Begin Source records

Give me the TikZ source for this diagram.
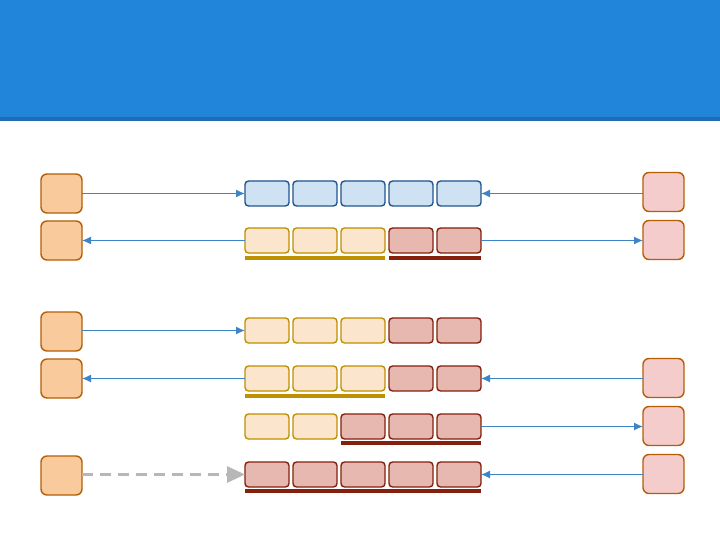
\documentclass[tikz,border=0pt]{standalone}
\usetikzlibrary{arrows.meta}
\definecolor{hdr}{RGB}{33,133,217}
\definecolor{hdrdark}{RGB}{30,108,180}
\definecolor{bluefill}{RGB}{207,226,243}
\definecolor{blueline}{RGB}{31,85,140}
\definecolor{yelfill}{RGB}{252,229,205}
\definecolor{yelline}{RGB}{191,144,0}
\definecolor{redfill}{RGB}{230,184,175}
\definecolor{redline}{RGB}{133,32,12}
\definecolor{orfill}{RGB}{249,203,156}
\definecolor{orline}{RGB}{180,95,6}
\definecolor{pinkfill}{RGB}{244,204,204}
\definecolor{arr}{RGB}{61,133,198}
\definecolor{dgray}{RGB}{183,183,183}
\tikzset{
  seg/.style={rounded corners=3.5pt, line width=1.4pt, minimum width=44pt, minimum height=25pt, inner sep=0pt, outer sep=0pt},
  bseg/.style={seg, draw=blueline, fill=bluefill},
  yseg/.style={seg, draw=yelline, fill=yelfill},
  rseg/.style={seg, draw=redline, fill=redfill},
  ebox/.style={rounded corners=6pt, line width=1.4pt, minimum width=41pt, minimum height=39pt, inner sep=0pt, outer sep=0pt, draw=orline},
  lbox/.style={ebox, fill=orfill},
  rbox/.style={ebox, fill=pinkfill},
  conn/.style={draw=arr, line width=1.3pt, -{Latex[length=9pt,width=8pt]}},
  dconn/.style={draw=dgray, line width=3pt, dash pattern=on 11pt off 7pt, -{Triangle[length=18pt,width=16pt]}},
  yul/.style={draw=yelline, line width=3.2pt},
  rul/.style={draw=redline, line width=3.2pt}
}
\begin{document}
\begin{tikzpicture}[x=1pt,y=-1pt]
\useasboundingbox (0,0) rectangle (720,540);
\fill[white] (0,0) rectangle (720,540);
\fill[hdr] (0,0) rectangle (720,117);
\fill[hdrdark] (0,117) rectangle (720,121);

% left boxes
\node[lbox] (L1) at (61.5,193.5) {};
\node[lbox] (L2) at (61.5,240.5) {};
\node[lbox] (L3) at (61.5,331.5) {};
\node[lbox] (L4) at (61.5,378.5) {};
\node[lbox] (L6) at (61.5,475.5) {};
% right boxes
\node[rbox] (R1) at (663.5,192) {};
\node[rbox] (R2) at (663.5,240) {};
\node[rbox] (R4) at (663.5,378) {};
\node[rbox] (R5) at (663.5,426) {};
\node[rbox] (R6) at (663.5,474) {};

% row 1
\node[bseg] (a1) at (267,193.5) {};
\node[bseg] (a2) at (315,193.5) {};
\node[bseg] (a3) at (363,193.5) {};
\node[bseg] (a4) at (411,193.5) {};
\node[bseg] (a5) at (459,193.5) {};
% row 2
\node[yseg] (b1) at (267,240.5) {};
\node[yseg] (b2) at (315,240.5) {};
\node[yseg] (b3) at (363,240.5) {};
\node[rseg] (b4) at (411,240.5) {};
\node[rseg] (b5) at (459,240.5) {};
% row 3
\node[yseg] (c1) at (267,330.5) {};
\node[yseg] (c2) at (315,330.5) {};
\node[yseg] (c3) at (363,330.5) {};
\node[rseg] (c4) at (411,330.5) {};
\node[rseg] (c5) at (459,330.5) {};
% row 4
\node[yseg] (d1) at (267,378.5) {};
\node[yseg] (d2) at (315,378.5) {};
\node[yseg] (d3) at (363,378.5) {};
\node[rseg] (d4) at (411,378.5) {};
\node[rseg] (d5) at (459,378.5) {};
% row 5
\node[yseg] (e1) at (267,426.5) {};
\node[yseg] (e2) at (315,426.5) {};
\node[rseg] (e3) at (363,426.5) {};
\node[rseg] (e4) at (411,426.5) {};
\node[rseg] (e5) at (459,426.5) {};
% row 6
\node[rseg] (f1) at (267,474.5) {};
\node[rseg] (f2) at (315,474.5) {};
\node[rseg] (f3) at (363,474.5) {};
\node[rseg] (f4) at (411,474.5) {};
\node[rseg] (f5) at (459,474.5) {};

% underlines
\draw[yul] (b1.south west |- 0,258) -- (b3.south east |- 0,258);
\draw[rul] (b4.south west |- 0,258) -- (b5.south east |- 0,258);
\draw[yul] (d1.south west |- 0,396) -- (d3.south east |- 0,396);
\draw[rul] (e3.south west |- 0,443) -- (e5.south east |- 0,443);
\draw[rul] (f1.south west |- 0,491) -- (f5.south east |- 0,491);

% connectors
\draw[conn] (L1.east |- a1.west) -- (a1.west);
\draw[conn] (R1.west |- a5.east) -- (a5.east);
\draw[conn] (b1.west) -- (L2.east |- b1.west);
\draw[conn] (b5.east) -- (R2.west |- b5.east);
\draw[conn] (L3.east |- c1.west) -- (c1.west);
\draw[conn] (d1.west) -- (L4.east |- d1.west);
\draw[conn] (R4.west |- d5.east) -- (d5.east);
\draw[conn] (e5.east) -- (R5.west |- e5.east);
\draw[dconn] (L6.east |- f1.west) -- (f1.west);
\draw[conn] (R6.west |- f5.east) -- (f5.east);
\end{tikzpicture}
\end{document}
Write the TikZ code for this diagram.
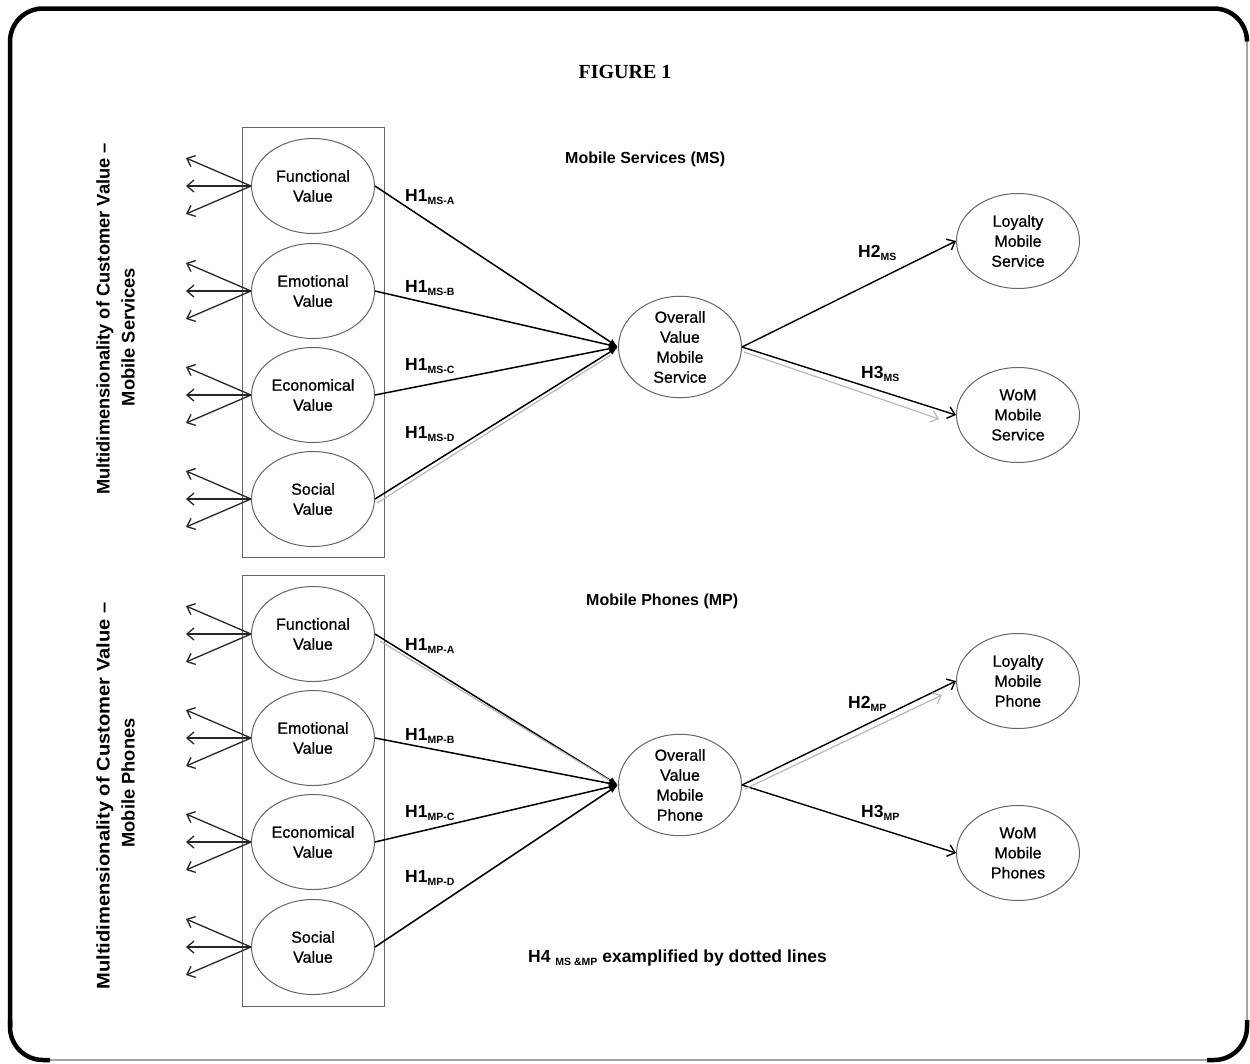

End Source records

**Requirement:** Without the images, write out each line of the data verbatim.

**Response to this task:**
Give me the TikZ source for this diagram.
\documentclass[tikz,border=0pt]{standalone}
\usetikzlibrary{arrows.meta}
\definecolor{hdr}{RGB}{33,133,217}
\definecolor{hdrdark}{RGB}{30,108,180}
\definecolor{bluefill}{RGB}{207,226,243}
\definecolor{blueline}{RGB}{31,85,140}
\definecolor{yelfill}{RGB}{252,229,205}
\definecolor{yelline}{RGB}{191,144,0}
\definecolor{redfill}{RGB}{230,184,175}
\definecolor{redline}{RGB}{133,32,12}
\definecolor{orfill}{RGB}{249,203,156}
\definecolor{orline}{RGB}{180,95,6}
\definecolor{pinkfill}{RGB}{244,204,204}
\definecolor{arr}{RGB}{61,133,198}
\definecolor{dgray}{RGB}{183,183,183}
\tikzset{
  seg/.style={rounded corners=3.5pt, line width=1.4pt, minimum width=44pt, minimum height=25pt, inner sep=0pt, outer sep=0pt},
  bseg/.style={seg, draw=blueline, fill=bluefill},
  yseg/.style={seg, draw=yelline, fill=yelfill},
  rseg/.style={seg, draw=redline, fill=redfill},
  ebox/.style={rounded corners=6pt, line width=1.4pt, minimum width=41pt, minimum height=39pt, inner sep=0pt, outer sep=0pt, draw=orline},
  lbox/.style={ebox, fill=orfill},
  rbox/.style={ebox, fill=pinkfill},
  conn/.style={draw=arr, line width=1.3pt, -{Latex[length=9pt,width=8pt]}},
  dconn/.style={draw=dgray, line width=3pt, dash pattern=on 11pt off 7pt, -{Triangle[length=18pt,width=16pt]}},
  yul/.style={draw=yelline, line width=3.2pt},
  rul/.style={draw=redline, line width=3.2pt}
}
\begin{document}
\begin{tikzpicture}[x=1pt,y=-1pt]
\useasboundingbox (0,0) rectangle (720,540);
\fill[white] (0,0) rectangle (720,540);
\fill[hdr] (0,0) rectangle (720,117);
\fill[hdrdark] (0,117) rectangle (720,121);

% left boxes
\node[lbox] (L1) at (61.5,193.5) {};
\node[lbox] (L2) at (61.5,240.5) {};
\node[lbox] (L3) at (61.5,331.5) {};
\node[lbox] (L4) at (61.5,378.5) {};
\node[lbox] (L6) at (61.5,475.5) {};
% right boxes
\node[rbox] (R1) at (663.5,192) {};
\node[rbox] (R2) at (663.5,240) {};
\node[rbox] (R4) at (663.5,378) {};
\node[rbox] (R5) at (663.5,426) {};
\node[rbox] (R6) at (663.5,474) {};

% row 1
\node[bseg] (a1) at (267,193.5) {};
\node[bseg] (a2) at (315,193.5) {};
\node[bseg] (a3) at (363,193.5) {};
\node[bseg] (a4) at (411,193.5) {};
\node[bseg] (a5) at (459,193.5) {};
% row 2
\node[yseg] (b1) at (267,240.5) {};
\node[yseg] (b2) at (315,240.5) {};
\node[yseg] (b3) at (363,240.5) {};
\node[rseg] (b4) at (411,240.5) {};
\node[rseg] (b5) at (459,240.5) {};
% row 3
\node[yseg] (c1) at (267,330.5) {};
\node[yseg] (c2) at (315,330.5) {};
\node[yseg] (c3) at (363,330.5) {};
\node[rseg] (c4) at (411,330.5) {};
\node[rseg] (c5) at (459,330.5) {};
% row 4
\node[yseg] (d1) at (267,378.5) {};
\node[yseg] (d2) at (315,378.5) {};
\node[yseg] (d3) at (363,378.5) {};
\node[rseg] (d4) at (411,378.5) {};
\node[rseg] (d5) at (459,378.5) {};
% row 5
\node[yseg] (e1) at (267,426.5) {};
\node[yseg] (e2) at (315,426.5) {};
\node[rseg] (e3) at (363,426.5) {};
\node[rseg] (e4) at (411,426.5) {};
\node[rseg] (e5) at (459,426.5) {};
% row 6
\node[rseg] (f1) at (267,474.5) {};
\node[rseg] (f2) at (315,474.5) {};
\node[rseg] (f3) at (363,474.5) {};
\node[rseg] (f4) at (411,474.5) {};
\node[rseg] (f5) at (459,474.5) {};

% underlines
\draw[yul] (b1.south west |- 0,258) -- (b3.south east |- 0,258);
\draw[rul] (b4.south west |- 0,258) -- (b5.south east |- 0,258);
\draw[yul] (d1.south west |- 0,396) -- (d3.south east |- 0,396);
\draw[rul] (e3.south west |- 0,443) -- (e5.south east |- 0,443);
\draw[rul] (f1.south west |- 0,491) -- (f5.south east |- 0,491);

% connectors
\draw[conn] (L1.east |- a1.west) -- (a1.west);
\draw[conn] (R1.west |- a5.east) -- (a5.east);
\draw[conn] (b1.west) -- (L2.east |- b1.west);
\draw[conn] (b5.east) -- (R2.west |- b5.east);
\draw[conn] (L3.east |- c1.west) -- (c1.west);
\draw[conn] (d1.west) -- (L4.east |- d1.west);
\draw[conn] (R4.west |- d5.east) -- (d5.east);
\draw[conn] (e5.east) -- (R5.west |- e5.east);
\draw[dconn] (L6.east |- f1.west) -- (f1.west);
\draw[conn] (R6.west |- f5.east) -- (f5.east);
\end{tikzpicture}
\end{document}
Write the TikZ code for this diagram.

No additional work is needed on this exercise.